Cette nouvelle rédaction ne devrait néanmoins plus permettre de faire jouer le dernier cas de dispense antérieurement prévu c’est-à-dire l’acquisition du contrôle d’une entité alors que l’investisseur étranger avait déjà franchi le seuil de détention de 25% des droits de vote et qu’il bénéficiait déjà d’une autorisation au titre de la réglementation des IEF.
Enfin, précisons que les exceptions applicables au cas de dispense demeurent, quant à elles, inchangées¹².
4. Une dématérialisation du dépôt des demandes
En octobre 2023, la direction générale du Trésor annonçait la création de la « Plateforme IEF » comme « voie dématérialisée de dépôt des demandes d’autorisation et des demandes d’examen préalable ».
L’arrêté du 31 décembre 2019 relatif aux investissements étrangers a été modifié en conséquence par l’arrêté du 28 décembre 2023. En effet, l’article 5 de l’arrêté du 31 décembre 2019 prévoit maintenant que la transmission des demandes d’autorisation et des demandes d’examen préalable¹³ à la direction générale du Trésor est réalisée par le téléservice accessible sur le site internet plateforme-ief.dgtresor.gouv.fr.

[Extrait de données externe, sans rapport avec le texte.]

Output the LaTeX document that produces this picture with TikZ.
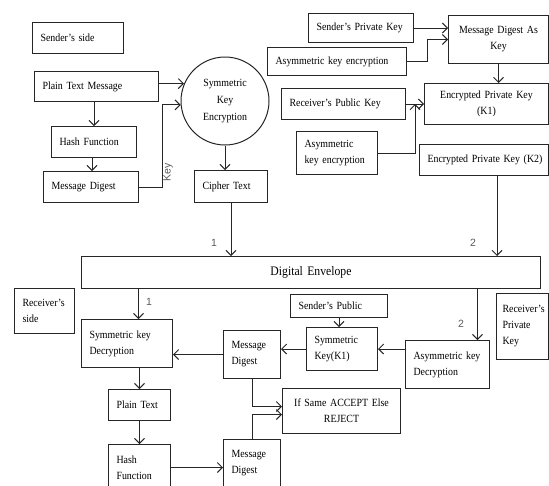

En outre, la notification prévue au titre du dépassement du seuil de 10% pour les sociétés cotées de droit français, la déclaration obligatoire prévue dès la réalisation de l’investissement autorisé¹⁴ ou toute correspondance relative aux IEF sont à adresser par voie électronique à l’adresse suivante : iefautorisations@dgtresor.gouv.fr.
En conséquence, la transmission par voie postale est désormais écartée quel que soit l’objet de la demande.